» Given task:
Leave the pictures out and quote every line from the start of the listing to the line with "a_ticks = [0, 0.5, 1, 1.5, 2, 2.5, 3, 3.5]", inclusive.

» Given material:
+ + +

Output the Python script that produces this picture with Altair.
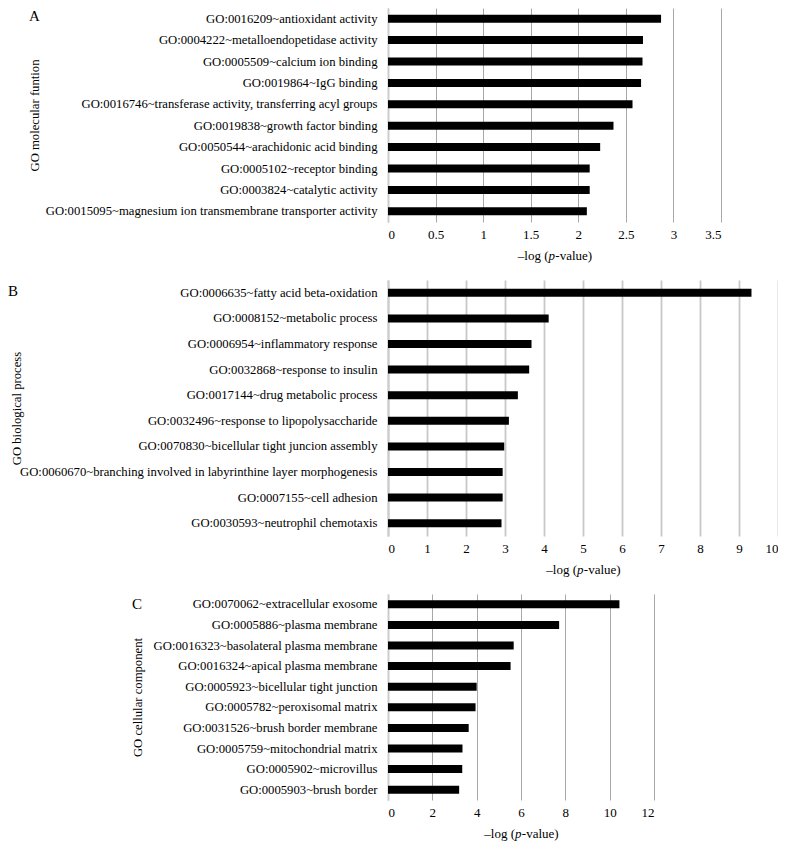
import altair as alt
import pandas as pd

FONT = "Liberation Serif"

# ---------------- data ----------------
a_terms = [
    "GO:0016209~antioxidant activity",
    "GO:0004222~metalloendopetidase activity",
    "GO:0005509~calcium ion binding",
    "GO:0019864~IgG binding",
    "GO:0016746~transferase activity, transferring acyl groups",
    "GO:0019838~growth factor binding",
    "GO:0050544~arachidonic acid binding",
    "GO:0005102~receptor binding",
    "GO:0003824~catalytic activity",
    "GO:0015095~magnesium ion transmembrane transporter activity",
]
a_values = [2.87, 2.68, 2.675, 2.66, 2.57, 2.37, 2.23, 2.12, 2.12, 2.09]
a_ticks = [0, 0.5, 1, 1.5, 2, 2.5, 3, 3.5]

b_terms = [
    "GO:0006635~fatty acid beta-oxidation",
    "GO:0008152~metabolic process",
    "GO:0006954~inflammatory response",
    "GO:0032868~response to insulin",
    "GO:0017144~drug metabolic process",
    "GO:0032496~response to lipopolysaccharide",
    "GO:0070830~bicellular tight juncion assembly",
    "GO:0060670~branching involved in labyrinthine layer morphogenesis",
    "GO:0007155~cell adhesion",
    "GO:0030593~neutrophil chemotaxis",
]
b_values = [9.32, 4.12, 3.68, 3.62, 3.33, 3.10, 2.98, 2.94, 2.94, 2.91]
b_ticks = [0, 1, 2, 3, 4, 5, 6, 7, 8, 9, 10]

c_terms = [
    "GO:0070062~extracellular exosome",
    "GO:0005886~plasma membrane",
    "GO:0016323~basolateral plasma membrane",
    "GO:0016324~apical plasma membrane",
    "GO:0005923~bicellular tight junction",
    "GO:0005782~peroxisomal matrix",
    "GO:0031526~brush border membrane",
    "GO:0005759~mitochondrial matrix",
    "GO:0005902~microvillus",
    "GO:0005903~brush border",
]
c_values = [10.44, 7.72, 5.67, 5.53, 4.00, 3.95, 3.64, 3.36, 3.35, 3.21]
c_ticks = [0, 2, 4, 6, 8, 10, 12]

panel_letters = ["A", "B", "C"]
y_titles = ["GO molecular funtion", "GO biological process", "GO cellular component"]
x_title_parts = ["\u2013log (", "p", "-value)"]

FS = 12.7


def panel(terms, values, ticks, letter, ytitle, width, height,
          grid_color, grid_width, letter_x, letter_y, title_x):
    df = pd.DataFrame({"term": terms, "value": values})
    xmax = ticks[-1]
    bars = alt.Chart(df).mark_bar(size=8, color="black").encode(
        x=alt.X(
            "value:Q",
            scale=alt.Scale(domain=[0, xmax], nice=False, zero=True),
            axis=alt.Axis(
                values=ticks, format=".1~f", grid=True, gridColor=grid_color,
                gridWidth=grid_width, ticks=False, domain=False,
                labelFont=FONT, labelFontSize=13, labelColor="black",
                labelPadding=6, title=None,
            ),
        ),
        y=alt.Y(
            "term:N", sort=terms,
            scale=alt.Scale(paddingInner=0, paddingOuter=0),
            axis=alt.Axis(
                title=ytitle, titleX=title_x, titleBaseline="middle",
                titleFont=FONT, titleFontSize=FS, titleFontWeight="normal",
                titleColor="black", labelFont=FONT, labelFontSize=FS,
                labelColor="black", labelPadding=11, labelLimit=500,
                ticks=False, domain=True, domainColor="#cccccc", domainWidth=2,
            ),
        ),
    )
    ldf = pd.DataFrame({"t": [letter]})
    let = alt.Chart(ldf).mark_text(
        align="left", baseline="alphabetic", font=FONT, fontSize=15, color="black"
    ).encode(text="t:N", x=alt.value(letter_x), y=alt.value(letter_y))

    cx = width / 2.0
    ty = height + 38
    p1 = alt.Chart(pd.DataFrame({"t": [x_title_parts[0]]})).mark_text(
        align="right", baseline="alphabetic", font=FONT, fontSize=13, color="black"
    ).encode(text="t:N", x=alt.value(cx - 6), y=alt.value(ty))
    p2 = alt.Chart(pd.DataFrame({"t": [x_title_parts[1]]})).mark_text(
        align="left", baseline="alphabetic", font=FONT, fontSize=13,
        fontStyle="italic", color="black"
    ).encode(text="t:N", x=alt.value(cx - 6), y=alt.value(ty))
    p3 = alt.Chart(pd.DataFrame({"t": [x_title_parts[2]]})).mark_text(
        align="left", baseline="alphabetic", font=FONT, fontSize=13, color="black"
    ).encode(text="t:N", x=alt.value(cx + 0.8), y=alt.value(ty))

    return alt.layer(bars, let, p1, p2, p3).properties(width=width, height=height)


A = panel(a_terms, a_values, a_ticks, panel_letters[0], y_titles[0], 333, 214,
          "#a8a8a8", 1, -359, 13, -354)
B = panel(b_terms, b_values, b_ticks, panel_letters[1], y_titles[1], 390, 256,
          "#c8c8c8", 1.8, -380, 16, -372)
C = panel(c_terms, c_values, c_ticks, panel_letters[2], y_titles[2], 266, 206,
          "#a8a8a8", 1, -256, 15, -251)

chart = alt.vconcat(A, B, C, spacing=58, bounds="flush").properties(
    padding=0, background="white"
).configure_view(stroke="transparent", strokeWidth=0)

chart.save("out.html", embed_options={"renderer": "svg", "actions": False})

+ + +

» Answer for this exercise:
Output the Python script that produces this picture with Altair.
import altair as alt
import pandas as pd

FONT = "Liberation Serif"

# ---------------- data ----------------
a_terms = [
    "GO:0016209~antioxidant activity",
    "GO:0004222~metalloendopetidase activity",
    "GO:0005509~calcium ion binding",
    "GO:0019864~IgG binding",
    "GO:0016746~transferase activity, transferring acyl groups",
    "GO:0019838~growth factor binding",
    "GO:0050544~arachidonic acid binding",
    "GO:0005102~receptor binding",
    "GO:0003824~catalytic activity",
    "GO:0015095~magnesium ion transmembrane transporter activity",
]
a_values = [2.87, 2.68, 2.675, 2.66, 2.57, 2.37, 2.23, 2.12, 2.12, 2.09]
a_ticks = [0, 0.5, 1, 1.5, 2, 2.5, 3, 3.5]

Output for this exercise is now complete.